The opening paragraph of the Bill states: "A referendum is to be held in Scotland on a question about the independence of Scotland. The question is 'Should Scotland be an independent country?'"
It is for formal consultation and sets no date for another vote. "The consultation beginning today will ensure that a referendum Bill, if it is the chosen route, will - like the 2014 referendum - meet the gold standard of democracy and fairness," Scottish First Minister Nicola Sturgeon said in a statement.
In her foreword, she said: "The United Kingdom government's recent statements on its approach to leaving the EU raise serious concerns for the Scottish government.
"We face unacceptable risks to our democratic, economic and social interests and to the right of the Scottish Parliament to have its say."
She said her government "remains willing to work with the UK government to negotiate a future relationship with Europe".

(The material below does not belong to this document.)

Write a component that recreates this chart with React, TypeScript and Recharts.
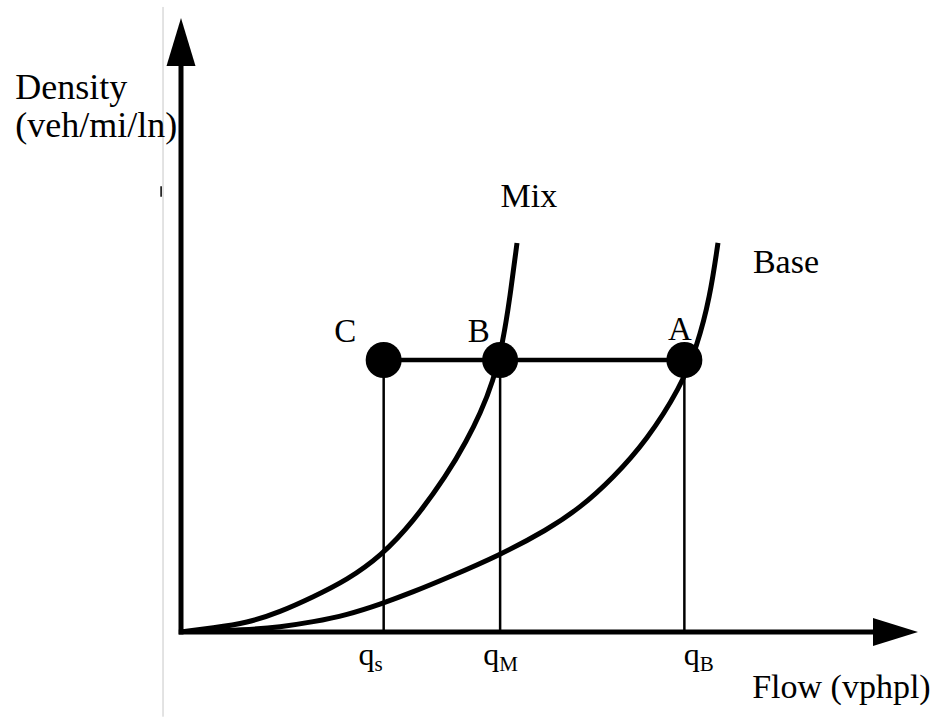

But she added: "If it becomes clear that it is only through independence that Scotland's interests can be protected, then the people of Scotland must have the ability to reconsider that question, and to do so before the UK leaves the EU."
Polls show Scots would probably still reject secession from the 300-year-old union if a vote were held now and any binding second independence referendum would probably have to be agreed to by the British government in London, which has said it considers the matter settled in 2014.
Prime Minister Theresa May has said she plans to trigger the formal procedure for leaving the EU by the end of March, opening up a two- year negotiating window.
The prospect of another referendum is already causing concern among North Sea oil investors. A report by BMI Research, a subsidiary of global credit rating agency Fitch, said: "A second vote on Scotland sovereignty is the main downside risk to our North Sea production forecast, the chances of which will substantially increase if a 'hard Brexit' is realised."